If includePrefixes is specified, objects that satisfy the object conditions must have names that start with one of the includePrefixes and that do not start with any of the excludePrefixes. If includePrefixes is not specified, all objects except those that have names starting with one of the excludePrefixes must satisfy the object conditions.

Requirements:

  • Each include-prefix and exclude-prefix can contain any sequence of Unicode characters, to a max length of 1024 bytes when UTF8-encoded, and must not contain Carriage Return or Line Feed characters. Wildcard matching and regular expression matching are not supported.

  • Each include-prefix and exclude-prefix must omit the leading slash. For example, to include the requests.gz object in a transfer from s3://my-aws-bucket/logs/y=2015/requests.gz, specify the include prefix as logs/y=2015/requests.gz.

  • None of the include-prefix or the exclude-prefix values can be empty, if specified.

  • Each include-prefix must include a distinct portion of the object namespace. No include-prefix may be a prefix of another include-prefix.

  • Each exclude-prefix must exclude a distinct portion of the object namespace. No exclude-prefix may be a prefix of another exclude-prefix.

  • If includePrefixes is specified, then each exclude-prefix must start with the value of a path explicitly included by includePrefixes.

The max size of includePrefixes is 1000.

excludePrefixes[]

string

excludePrefixes must follow the requirements described for includePrefixes.

The max size of excludePrefixes is 1000.

lastModifiedSince

string (Timestamp format)

If specified, only objects with a "last modification time" on or after this timestamp and objects that don't have a "last modification time" are transferred.

The lastModifiedSince and lastModifiedBefore fields can be used together for chunked data processing. For example, consider a script that processes each day's worth of data at a time. For that you'd set each of the fields as follows:

  • lastModifiedSince to the start of the day

  • lastModifiedBefore to the end of the day

A timestamp in RFC3339 UTC "Zulu" format, accurate to nanoseconds. Example: "2014-10-02T15:01:23.045123456Z".

lastModifiedBefore

string (Timestamp format)

If specified, only objects with a "last modification time" before this timestamp and objects that don't have a "last modification time" will be transferred.

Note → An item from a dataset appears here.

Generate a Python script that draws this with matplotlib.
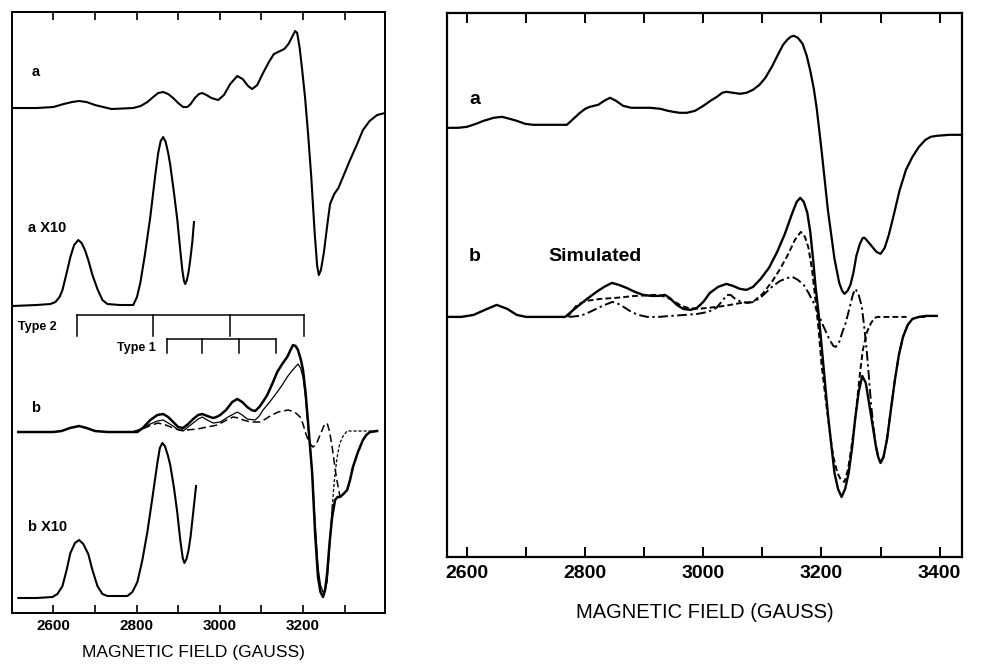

A timestamp in RFC3339 UTC "Zulu" format, accurate to nanoseconds. Example: "2014-10-02T15:01:23.045123456Z".

TransferOptions

TransferOptions uses three boolean parameters to define the actions to be performed on objects in a transfer.

JSON representation
{
  "overwriteObjectsAlreadyExistingInSink": boolean,
  "deleteObjectsUniqueInSink": boolean,
  "deleteObjectsFromSourceAfterTransfer": boolean
}
Fields
overwriteObjectsAlreadyExistingInSink

boolean

Whether overwriting objects that already exist in the sink is allowed.

deleteObjectsUniqueInSink

boolean

Whether objects that exist only in the sink should be deleted.

Note: This option and deleteObjectsFromSourceAfterTransfer are mutually exclusive.

deleteObjectsFromSourceAfterTransfer

boolean

Whether objects should be deleted from the source after they are transferred to the sink.

Note: This option and deleteObjectsUniqueInSink are mutually exclusive.